Ok, so for a composite system in the system CoM's MCRF one is allowed to write $$E= \sum E_i + F$$ where $E_i = \sqrt {m_i^2c^4 + p_i^2c^2}$ for the $i$-particle and $F$ is the "interaction energy" or "field energy" term that can be either positive or negative (negative for sure in bound systems).

Note that the sources of the field are the system's particles alone (e.g. charges), i.e. the term $F$ doesn't include any external field energy.

 

[Sagittarius A-Star]

The other is that the rest energy of a collection of interacting particles can be greater than, less than or equal the sum of the rest energies of the individual particles. The discrepancy is in the binding energy associated with the interactions. And also due to any kinetic energies.

For a bound system this is true, if with particle a sub-system, consisting of nucleons, is meant. If such a sub-system gets isolated, it has it's own mass-defect.

Source:
book "Introduction to Special Relativity, 2nd edition", chapter 27, page 75 (W. Rindler)
https://www.amazon.com/Introduction...-Publications/dp/0198539525?tag=pfamazon01-20

 

[A.T.]

Yes. The general equation is
$$
E^2 = p^2 c^2 + m^2 c^4
$$
where $E$ is the energy, $p$ is the momentum, and $m$ is the rest mass.

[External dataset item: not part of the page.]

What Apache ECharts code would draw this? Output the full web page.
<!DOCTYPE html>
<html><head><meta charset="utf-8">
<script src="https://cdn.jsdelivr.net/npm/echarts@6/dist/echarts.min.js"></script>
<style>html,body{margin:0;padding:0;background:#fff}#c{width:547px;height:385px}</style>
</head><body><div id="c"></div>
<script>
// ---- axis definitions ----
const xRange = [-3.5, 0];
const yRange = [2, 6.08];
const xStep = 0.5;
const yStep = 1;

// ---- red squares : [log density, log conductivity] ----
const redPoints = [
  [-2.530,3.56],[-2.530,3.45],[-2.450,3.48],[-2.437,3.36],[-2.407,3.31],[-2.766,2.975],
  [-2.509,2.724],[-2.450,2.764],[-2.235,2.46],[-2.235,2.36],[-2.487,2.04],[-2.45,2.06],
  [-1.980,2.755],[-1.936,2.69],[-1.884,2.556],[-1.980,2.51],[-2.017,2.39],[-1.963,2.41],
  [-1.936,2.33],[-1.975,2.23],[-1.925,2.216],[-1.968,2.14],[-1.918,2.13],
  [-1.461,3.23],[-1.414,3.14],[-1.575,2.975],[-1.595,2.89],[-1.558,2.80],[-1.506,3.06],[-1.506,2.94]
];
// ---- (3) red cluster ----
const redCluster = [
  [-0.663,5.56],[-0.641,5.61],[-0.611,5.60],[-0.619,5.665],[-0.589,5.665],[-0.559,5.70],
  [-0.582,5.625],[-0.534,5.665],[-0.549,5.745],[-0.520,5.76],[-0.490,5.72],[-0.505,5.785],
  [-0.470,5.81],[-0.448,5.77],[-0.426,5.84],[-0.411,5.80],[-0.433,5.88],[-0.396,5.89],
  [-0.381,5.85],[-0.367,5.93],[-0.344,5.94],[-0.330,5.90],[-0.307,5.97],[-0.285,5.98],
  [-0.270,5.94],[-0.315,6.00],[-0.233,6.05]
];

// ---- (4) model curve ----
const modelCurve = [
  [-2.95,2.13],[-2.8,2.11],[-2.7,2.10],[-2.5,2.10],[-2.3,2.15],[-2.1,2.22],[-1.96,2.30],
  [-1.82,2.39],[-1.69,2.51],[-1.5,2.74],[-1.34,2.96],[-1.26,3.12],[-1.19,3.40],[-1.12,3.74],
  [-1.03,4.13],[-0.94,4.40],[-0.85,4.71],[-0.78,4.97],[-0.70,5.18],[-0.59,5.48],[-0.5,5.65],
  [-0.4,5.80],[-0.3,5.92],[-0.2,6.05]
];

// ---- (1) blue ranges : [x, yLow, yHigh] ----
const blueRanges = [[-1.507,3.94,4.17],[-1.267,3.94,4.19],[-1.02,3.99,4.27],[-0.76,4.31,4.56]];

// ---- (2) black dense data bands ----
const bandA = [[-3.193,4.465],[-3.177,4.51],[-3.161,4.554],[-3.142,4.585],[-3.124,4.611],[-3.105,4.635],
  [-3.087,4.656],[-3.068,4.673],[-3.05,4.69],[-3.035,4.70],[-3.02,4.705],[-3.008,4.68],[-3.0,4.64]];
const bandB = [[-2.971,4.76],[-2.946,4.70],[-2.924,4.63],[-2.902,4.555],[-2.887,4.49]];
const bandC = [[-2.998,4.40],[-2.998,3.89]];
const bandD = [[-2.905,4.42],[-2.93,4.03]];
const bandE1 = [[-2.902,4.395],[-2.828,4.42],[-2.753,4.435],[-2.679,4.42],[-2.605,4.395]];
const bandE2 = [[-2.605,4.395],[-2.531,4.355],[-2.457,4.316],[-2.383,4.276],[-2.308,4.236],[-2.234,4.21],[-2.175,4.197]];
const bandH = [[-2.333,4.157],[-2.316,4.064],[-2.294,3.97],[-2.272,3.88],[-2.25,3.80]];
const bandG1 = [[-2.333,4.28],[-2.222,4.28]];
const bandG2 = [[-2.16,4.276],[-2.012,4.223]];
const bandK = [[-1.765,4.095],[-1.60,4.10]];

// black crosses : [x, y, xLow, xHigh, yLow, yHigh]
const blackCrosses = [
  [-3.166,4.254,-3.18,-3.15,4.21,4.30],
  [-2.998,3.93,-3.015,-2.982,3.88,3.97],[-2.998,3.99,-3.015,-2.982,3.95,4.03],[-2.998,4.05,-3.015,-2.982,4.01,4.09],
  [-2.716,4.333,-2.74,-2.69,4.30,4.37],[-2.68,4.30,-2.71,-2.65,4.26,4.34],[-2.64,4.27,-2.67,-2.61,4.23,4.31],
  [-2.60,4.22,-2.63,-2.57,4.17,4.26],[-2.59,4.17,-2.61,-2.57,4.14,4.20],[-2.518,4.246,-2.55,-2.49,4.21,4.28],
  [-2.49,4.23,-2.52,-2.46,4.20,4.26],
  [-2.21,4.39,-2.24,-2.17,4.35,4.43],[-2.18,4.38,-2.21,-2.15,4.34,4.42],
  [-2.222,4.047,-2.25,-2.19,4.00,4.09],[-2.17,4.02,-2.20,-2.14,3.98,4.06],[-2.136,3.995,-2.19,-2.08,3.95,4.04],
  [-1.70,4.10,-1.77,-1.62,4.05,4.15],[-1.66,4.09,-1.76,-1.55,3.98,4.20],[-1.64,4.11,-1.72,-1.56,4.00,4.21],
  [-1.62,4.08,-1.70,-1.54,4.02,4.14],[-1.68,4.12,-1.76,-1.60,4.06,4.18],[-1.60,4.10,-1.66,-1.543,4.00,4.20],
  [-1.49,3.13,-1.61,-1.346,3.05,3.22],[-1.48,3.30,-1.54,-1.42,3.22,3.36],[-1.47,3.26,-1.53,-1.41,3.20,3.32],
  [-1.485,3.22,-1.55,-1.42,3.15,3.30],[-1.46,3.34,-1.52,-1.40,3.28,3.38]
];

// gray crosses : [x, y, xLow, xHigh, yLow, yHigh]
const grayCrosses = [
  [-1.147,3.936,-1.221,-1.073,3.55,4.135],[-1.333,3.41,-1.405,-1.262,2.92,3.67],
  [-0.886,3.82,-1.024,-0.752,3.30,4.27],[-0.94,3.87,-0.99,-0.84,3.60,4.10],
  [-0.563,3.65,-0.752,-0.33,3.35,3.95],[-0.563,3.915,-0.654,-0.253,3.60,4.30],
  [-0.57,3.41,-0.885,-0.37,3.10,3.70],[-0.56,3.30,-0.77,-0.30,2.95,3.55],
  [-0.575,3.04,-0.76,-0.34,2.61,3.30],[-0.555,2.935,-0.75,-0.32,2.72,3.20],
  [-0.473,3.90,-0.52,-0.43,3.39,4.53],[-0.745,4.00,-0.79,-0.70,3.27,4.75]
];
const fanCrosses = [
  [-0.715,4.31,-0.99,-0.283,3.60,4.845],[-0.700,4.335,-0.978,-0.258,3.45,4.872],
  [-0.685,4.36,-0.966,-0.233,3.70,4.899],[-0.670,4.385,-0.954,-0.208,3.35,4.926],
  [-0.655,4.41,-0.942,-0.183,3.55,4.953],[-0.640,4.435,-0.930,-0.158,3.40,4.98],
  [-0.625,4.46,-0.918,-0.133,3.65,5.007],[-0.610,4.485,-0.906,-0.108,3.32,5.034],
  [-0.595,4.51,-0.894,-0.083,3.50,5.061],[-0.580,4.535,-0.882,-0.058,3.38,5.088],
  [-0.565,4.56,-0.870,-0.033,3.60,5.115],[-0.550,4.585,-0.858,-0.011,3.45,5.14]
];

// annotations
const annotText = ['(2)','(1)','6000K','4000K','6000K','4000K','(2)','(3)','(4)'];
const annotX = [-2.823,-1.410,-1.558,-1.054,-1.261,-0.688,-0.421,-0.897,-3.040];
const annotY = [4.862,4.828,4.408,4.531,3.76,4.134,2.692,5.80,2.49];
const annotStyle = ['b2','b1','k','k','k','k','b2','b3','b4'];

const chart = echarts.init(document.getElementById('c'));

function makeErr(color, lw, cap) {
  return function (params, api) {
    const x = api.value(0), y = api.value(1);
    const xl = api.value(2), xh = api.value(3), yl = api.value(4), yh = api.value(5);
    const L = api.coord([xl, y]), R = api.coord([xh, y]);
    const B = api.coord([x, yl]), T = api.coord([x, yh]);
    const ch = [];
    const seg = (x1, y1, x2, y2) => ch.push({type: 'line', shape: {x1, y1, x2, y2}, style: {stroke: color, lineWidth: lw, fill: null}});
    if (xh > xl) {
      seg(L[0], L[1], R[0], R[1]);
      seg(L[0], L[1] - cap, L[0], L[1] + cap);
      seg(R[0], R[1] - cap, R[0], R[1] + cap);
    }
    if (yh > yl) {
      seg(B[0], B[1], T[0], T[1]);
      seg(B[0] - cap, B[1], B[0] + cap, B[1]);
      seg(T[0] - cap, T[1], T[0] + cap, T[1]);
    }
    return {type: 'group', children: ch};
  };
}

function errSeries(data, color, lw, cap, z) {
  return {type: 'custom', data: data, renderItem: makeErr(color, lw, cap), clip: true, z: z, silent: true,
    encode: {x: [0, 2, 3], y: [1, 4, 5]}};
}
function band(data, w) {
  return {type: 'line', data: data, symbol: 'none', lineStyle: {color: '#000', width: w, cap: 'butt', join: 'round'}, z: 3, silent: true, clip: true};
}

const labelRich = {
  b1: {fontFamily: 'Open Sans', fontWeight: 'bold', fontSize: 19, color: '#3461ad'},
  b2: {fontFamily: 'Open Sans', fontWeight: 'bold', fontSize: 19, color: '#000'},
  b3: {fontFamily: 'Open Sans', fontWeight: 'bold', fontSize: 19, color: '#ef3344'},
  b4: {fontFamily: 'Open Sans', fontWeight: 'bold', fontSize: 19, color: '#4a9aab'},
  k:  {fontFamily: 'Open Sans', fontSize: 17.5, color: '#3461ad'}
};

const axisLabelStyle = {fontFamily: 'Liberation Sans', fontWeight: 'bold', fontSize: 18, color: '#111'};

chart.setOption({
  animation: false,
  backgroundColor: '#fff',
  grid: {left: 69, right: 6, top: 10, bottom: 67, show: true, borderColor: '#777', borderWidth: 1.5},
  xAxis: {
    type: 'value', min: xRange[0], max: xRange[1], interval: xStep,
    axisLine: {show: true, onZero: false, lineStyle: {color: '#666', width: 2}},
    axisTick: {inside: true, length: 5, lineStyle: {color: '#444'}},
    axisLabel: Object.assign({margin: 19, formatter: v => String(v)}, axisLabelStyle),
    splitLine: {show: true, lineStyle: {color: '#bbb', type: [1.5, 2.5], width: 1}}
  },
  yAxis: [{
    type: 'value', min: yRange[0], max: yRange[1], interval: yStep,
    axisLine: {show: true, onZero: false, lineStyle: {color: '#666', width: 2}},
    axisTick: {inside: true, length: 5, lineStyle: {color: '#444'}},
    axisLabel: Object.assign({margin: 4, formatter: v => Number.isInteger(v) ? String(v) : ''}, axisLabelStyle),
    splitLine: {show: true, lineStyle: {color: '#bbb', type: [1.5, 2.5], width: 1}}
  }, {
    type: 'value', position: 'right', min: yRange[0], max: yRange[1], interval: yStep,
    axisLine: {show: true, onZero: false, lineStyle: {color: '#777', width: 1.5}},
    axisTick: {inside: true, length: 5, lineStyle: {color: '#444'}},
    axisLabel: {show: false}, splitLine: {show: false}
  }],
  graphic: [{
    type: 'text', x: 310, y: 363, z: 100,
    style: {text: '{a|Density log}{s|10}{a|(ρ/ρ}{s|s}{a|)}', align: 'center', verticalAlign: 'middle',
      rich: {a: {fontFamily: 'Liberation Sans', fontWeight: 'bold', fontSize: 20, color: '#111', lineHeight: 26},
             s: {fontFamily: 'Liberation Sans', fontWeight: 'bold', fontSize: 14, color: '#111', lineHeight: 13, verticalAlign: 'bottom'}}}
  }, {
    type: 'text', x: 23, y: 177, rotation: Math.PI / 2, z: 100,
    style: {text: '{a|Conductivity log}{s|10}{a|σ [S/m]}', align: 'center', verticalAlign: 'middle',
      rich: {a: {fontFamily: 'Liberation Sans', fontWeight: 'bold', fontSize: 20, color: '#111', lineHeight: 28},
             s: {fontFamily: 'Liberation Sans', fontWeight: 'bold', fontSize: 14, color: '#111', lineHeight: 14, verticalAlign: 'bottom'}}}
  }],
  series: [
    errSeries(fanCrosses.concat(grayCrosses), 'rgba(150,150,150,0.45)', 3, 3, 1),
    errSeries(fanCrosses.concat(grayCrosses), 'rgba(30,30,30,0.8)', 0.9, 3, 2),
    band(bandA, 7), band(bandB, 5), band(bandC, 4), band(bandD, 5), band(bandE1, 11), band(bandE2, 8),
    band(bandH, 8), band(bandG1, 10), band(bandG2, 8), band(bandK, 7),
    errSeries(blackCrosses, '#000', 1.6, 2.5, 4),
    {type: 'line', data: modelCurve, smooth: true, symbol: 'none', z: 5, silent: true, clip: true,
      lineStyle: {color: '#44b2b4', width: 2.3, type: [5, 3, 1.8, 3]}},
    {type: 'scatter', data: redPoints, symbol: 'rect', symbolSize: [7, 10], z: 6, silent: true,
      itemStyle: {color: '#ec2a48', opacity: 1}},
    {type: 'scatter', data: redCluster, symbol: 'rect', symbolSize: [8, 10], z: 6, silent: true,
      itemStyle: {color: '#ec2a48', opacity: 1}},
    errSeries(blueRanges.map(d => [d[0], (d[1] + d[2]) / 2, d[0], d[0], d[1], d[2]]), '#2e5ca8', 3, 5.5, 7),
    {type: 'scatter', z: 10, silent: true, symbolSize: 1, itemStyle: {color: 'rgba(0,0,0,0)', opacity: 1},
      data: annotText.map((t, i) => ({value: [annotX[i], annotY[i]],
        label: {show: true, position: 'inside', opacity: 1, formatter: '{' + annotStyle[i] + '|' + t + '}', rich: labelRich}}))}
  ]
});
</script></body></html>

In geometrized units where $c = 1$ the above becomes
$$
E^2 = p^2 + m^2
$$which looks like the Pythagorean theorem, similar to this relationship
$$
dt^2 = dx^2 + d\tau^2
$$where $t$ is the coordinate time, $x$ is spatial distance and $\tau$ is proper time of the moving object. When interpreted geometrically, those two Pythagorean equations indeed describe the same shaped (similar) right triangle.

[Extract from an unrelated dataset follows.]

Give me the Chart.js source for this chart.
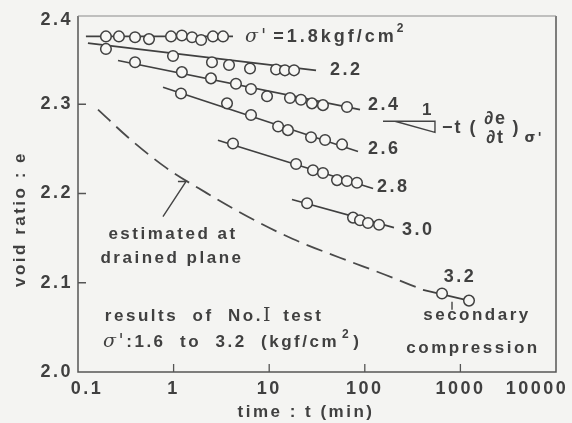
<!DOCTYPE html>
<html>
<head>
<meta charset="utf-8">
<script src="https://cdn.jsdelivr.net/npm/chart.js@4/dist/chart.umd.min.js"></script>
<style>
  html, body { margin: 0; padding: 0; background: #f4f4f2; }
  canvas { display: block; }
</style>
</head>
<body>
<canvas id="chart" width="572" height="423"></canvas>
<script>
// tick values and labels
const xTicks = [0.1, 1, 10, 100, 1000, 10000];
const xTickLabels = ["0.1", "1", "10", "100", "1000", "10000"];
const yTicks = [2.0, 2.1, 2.2, 2.3, 2.4];
const yTickLabels = ["2.0", "2.1", "2.2", "2.3", "2.4"];

// effective stress of each step (kgf/cm2)
const loads = ["1.8", "2.2", "2.4", "2.6", "2.8", "3.0", "3.2"];

// measured points, time t (min) and void ratio e
const t18 = [0.196, 0.268, 0.395, 0.553, 0.94, 1.22, 1.56, 1.94, 2.58, 3.29];
const e18 = [2.376, 2.376, 2.375, 2.373, 2.376, 2.377, 2.375, 2.372, 2.376, 2.376];
const t22 = [0.196, 0.986, 2.52, 3.80, 6.30, 11.8, 14.6, 18.2];
const e22 = [2.362, 2.354, 2.347, 2.344, 2.340, 2.339, 2.338, 2.338];
const t24 = [0.395, 1.22, 2.46, 4.49, 6.45, 9.49, 16.5, 21.5, 28.0, 36.5, 65.1];
const e24 = [2.347, 2.336, 2.329, 2.323, 2.317, 2.309, 2.307, 2.305, 2.301, 2.299, 2.297];
const t26 = [1.195, 3.62, 6.45, 12.4, 15.7, 27.4, 38.4, 57.8];
const e26 = [2.312, 2.301, 2.288, 2.275, 2.271, 2.263, 2.260, 2.255];
const t28 = [4.18, 19.1, 28.7, 36.5, 51.2, 65.1, 82.8];
const e28 = [2.256, 2.233, 2.226, 2.223, 2.215, 2.214, 2.212];
const t30 = [24.9, 75.3, 89.1, 108, 141];
const e30 = [2.189, 2.173, 2.170, 2.167, 2.165];
const t32 = [642, 1230];
const e32 = [2.088, 2.080];

// straight lines drawn through each step (start, end)
const lineT = [[0.121, 4.18], [0.127, 30.9], [0.262, 89.1], [0.775, 84.9], [2.91, 122], [17.3, 202], [406, 1230]];
const lineE = [[2.376, 2.376], [2.3685, 2.338], [2.349, 2.294], [2.319, 2.247], [2.2596, 2.2056], [2.1933, 2.1618], [2.092, 2.080]];

// dashed curve: estimated at drained plane
const drainedT = [0.162, 0.333, 0.832, 2.18, 6.0, 17.7, 55.0, 163, 406];
const drainedE = [2.294, 2.263, 2.229, 2.201, 2.174, 2.149, 2.128, 2.109, 2.092];

// leader lines and the slope triangle
const leaderT = [1.11, 1.35, 0.774];
const leaderE = [2.2135, 2.2135, 2.174];
const secLeaderT = [817, 817];
const secLeaderE = [2.0787, 2.0697];
const slopeT = [155, 542, 542, 207];
const slopeE = [2.281, 2.281, 2.2685, 2.281];

const ink = "#404040";
const paper = "#f6f6f4";

function pts(ts, es) {
  return ts.map((t, i) => ({ x: t, y: es[i] }));
}

const datasets = [];
const tSets = [t18, t22, t24, t26, t28, t30, t32];
const eSets = [e18, e22, e24, e26, e28, e30, e32];
loads.forEach((name, i) => {
  datasets.push({
    label: name,
    data: pts(tSets[i], eSets[i]),
    showLine: false,
    pointRadius: 5.3,
    pointBorderWidth: 1.5,
    pointBackgroundColor: paper,
    pointBorderColor: ink,
    order: 0,
  });
  datasets.push({
    label: name + " line",
    data: pts(lineT[i], lineE[i]),
    showLine: true,
    borderColor: ink,
    borderWidth: 1.7,
    pointRadius: 0,
    order: 2,
  });
});
datasets.push({
  label: "drained",
  data: pts(drainedT, drainedE),
  showLine: true,
  borderColor: "#4a4a4a",
  borderWidth: 1.8,
  borderDash: [17, 8],
  cubicInterpolationMode: "monotone",
  pointRadius: 0,
  order: 3,
});
[[leaderT, leaderE], [secLeaderT, secLeaderE], [slopeT, slopeE]].forEach((p) => {
  datasets.push({
    data: pts(p[0], p[1]),
    showLine: true,
    borderColor: "#444",
    borderWidth: 1.4,
    pointRadius: 0,
    order: 2,
  });
});

const SANS = 'bold 17px "Liberation Sans"';
const BIG = 'bold 18px "Liberation Sans"';
const SIG = 'italic 19px "DejaVu Serif"';
const SUP = 'bold 12px "Liberation Sans"';

// draw a row of text pieces: [text, font, dy, extra gap after]
function drawRich(ctx, x, y, segs, align) {
  let w = 0;
  segs.forEach((s) => { ctx.font = s[1]; w += ctx.measureText(s[0]).width + (s[3] || 0); });
  let cx = align === "center" ? x - w / 2 : align === "right" ? x - w : x;
  segs.forEach((s) => {
    ctx.font = s[1];
    ctx.fillText(s[0], cx, y + (s[2] || 0));
    cx += ctx.measureText(s[0]).width + (s[3] || 0);
  });
}

const decorations = {
  id: "decorations",
  afterDatasetsDraw(chart) {
    const { ctx, chartArea: a, scales } = chart;
    const X = (t) => scales.x.getPixelForValue(t);
    const Y = (e) => scales.y.getPixelForValue(e);
    ctx.save();

    // frame
    ctx.strokeStyle = "#555";
    ctx.lineWidth = 1.5;
    ctx.beginPath();
    ctx.moveTo(a.left, a.top + 1);
    ctx.lineTo(a.left, a.bottom);
    ctx.lineTo(a.right, a.bottom);
    ctx.lineTo(a.right, a.top + 1);
    ctx.stroke();
    ctx.strokeStyle = "#8a8a8a";
    ctx.lineWidth = 1;
    ctx.beginPath();
    ctx.moveTo(a.left, a.top + 1);
    ctx.lineTo(a.right, a.top + 1);
    ctx.stroke();

    // inward ticks
    ctx.strokeStyle = "#555";
    ctx.lineWidth = 1.3;
    ctx.beginPath();
    xTicks.slice(1, -1).forEach((v) => {
      ctx.moveTo(X(v), a.bottom);
      ctx.lineTo(X(v), a.bottom - 8);
    });
    yTicks.slice(1, -1).forEach((v) => {
      ctx.moveTo(a.left, Y(v));
      ctx.lineTo(a.left + 8, Y(v));
    });
    ctx.stroke();

    ctx.fillStyle = ink;
    ctx.textBaseline = "middle";
    ctx.letterSpacing = "2.5px";

    // tick labels
    ctx.font = BIG;
    ctx.textAlign = "center";
    const xShift = [9, 0, 0, 0, 0, -19];
    xTicks.forEach((v, i) => ctx.fillText(xTickLabels[i], X(v) + xShift[i], a.bottom + 17));
    ctx.textAlign = "right";
    yTicks.forEach((v, i) => ctx.fillText(yTickLabels[i], a.left - 5, Y(v) + (i === 4 ? 5 : 0)));

    // axis titles
    ctx.textAlign = "left";
    drawRich(ctx, 306, 412, [["time : t (min)", SANS]], "center");
    ctx.save();
    ctx.translate(20, 219);
    ctx.rotate(-Math.PI / 2);
    drawRich(ctx, 0, 0, [["void ratio : e", SANS]], "center");
    ctx.restore();

    // step labels
    ctx.letterSpacing = "3px";
    drawRich(ctx, X(5.58), Y(2.3753), [["σ'", SIG, 0, 4], ["=1.8kgf/cm", BIG], ["2", SUP, -8]], "left");
    ctx.letterSpacing = "2.5px";
    drawRich(ctx, X(43.3), Y(2.338), [[loads[1], BIG]], "left");
    drawRich(ctx, X(108), Y(2.2989), [[loads[2], BIG]], "left");
    drawRich(ctx, X(108), Y(2.2494), [[loads[3], BIG]], "left");
    drawRich(ctx, X(134), Y(2.2067), [[loads[4], BIG]], "left");
    drawRich(ctx, X(245), Y(2.1596), [[loads[5], BIG]], "left");
    drawRich(ctx, X(990), Y(2.1067), [[loads[6], BIG]], "center");

    // notes
    drawRich(ctx, X(0.986), Y(2.154), [["estimated at", SANS]], "center");
    drawRich(ctx, X(0.962), Y(2.127), [["drained plane", SANS]], "center");
    drawRich(ctx, X(1492), Y(2.064), [["secondary", SANS]], "center");
    drawRich(ctx, X(1355), Y(2.027), [["compression", SANS]], "center");
    drawRich(ctx, X(0.191), Y(2.0629),
      [["results  of  No.", SANS], ["I", '19px "DejaVu Serif"', 0, 3], [" test", SANS]], "left");
    drawRich(ctx, X(0.183), Y(2.0337),
      [["σ'", SIG], [":1.6  to  3.2  (kgf/cm", SANS, 0, 3], ["2", SUP, -7, 2], [")", SANS]], "left");

    // slope note
    drawRich(ctx, X(458), Y(2.2933), [["1", SANS]], "center");
    const fx = X(642), fy = Y(2.273);
    ctx.letterSpacing = "2px";
    drawRich(ctx, fx, fy, [["−t (", BIG]], "left");
    ctx.font = BIG;
    const w0 = ctx.measureText("−t (").width;
    drawRich(ctx, fx + w0 + 18, fy - 9, [["∂e", BIG]], "center");
    drawRich(ctx, fx + w0 + 18, fy + 10, [["∂t", BIG]], "center");
    drawRich(ctx, fx + w0 + 35, fy, [[")", BIG]], "left");
    drawRich(ctx, fx + w0 + 47, fy + 10, [["σ'", 'bold 14px "DejaVu Sans"']], "left");

    ctx.restore();
  },
};

new Chart(document.getElementById("chart"), {
  type: "scatter",
  data: { datasets: datasets },
  options: {
    responsive: false,
    animation: false,
    layout: { padding: { top: 15, right: 16, left: 0, bottom: 0 } },
    plugins: { legend: { display: false }, tooltip: { enabled: false } },
    scales: {
      x: {
        type: "logarithmic",
        min: 0.1,
        max: 10000,
        grid: { display: false },
        border: { display: false },
        ticks: { display: false },
        afterFit: (s) => { s.height = 51; },
      },
      y: {
        type: "linear",
        min: 2.0,
        max: 2.4,
        grid: { display: false },
        border: { display: false },
        ticks: { display: false },
        afterFit: (s) => { s.width = 78; },
      },
    },
  },
  plugins: [decorations],
});
</script>
</body>
</html>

This is visualized here (just with different names "dynamic / coordinate mass $m$" is used for energy $E$, "proper mass $\mu$" is used for rest mass $m$)
https://archive.org/details/L.EpsteinRelativityVisualizedelemTxt1994Insight/page/n125/mode/2up
https://archive.org/details/L.EpsteinRelativityVisualizedelemTxt1994Insight/page/n127/mode/2up

The linked book also does a good job of differentiating between two key types of relativistic acceleration processes on these pages:
https://archive.org/details/L.EpsteinRelativityVisualizedelemTxt1994Insight/page/n139/mode/2up

1) (page 127) Acceleration with constant total energy $E$, and decreasing rest mass $m$.

Here, propulsive energy is stored on board and consumed, thus decreasing the rest mass according to mass-energy-equivalence (not due to ejecting burned fuel). This applies to a wind-up-car, or a car with matter-antimatter-annihilation drive. Here the rest mass is effectively converted into momentum, which in the limiting case of annihilating all of the rest-mass lets you approach light speed (dynamic-mass arrow approaches horizontal), while total energy $E$ (length of the dynamic-mass arrow) remains constant.

2) (page 128) Acceleration with constant rest mass $m$, and increasing total energy $E$.

Here, propulsive energy is supplied to the object from outside. Like for an electric train, or linear particle accelerator. The geometry in figure 8-7 shows, that for non-zero rest mass $m$, approaching light speed (dynamic-mass arrow approaches horizontal) makes the energy $E$ (length of the dynamic-mass arrow) tend to infinity.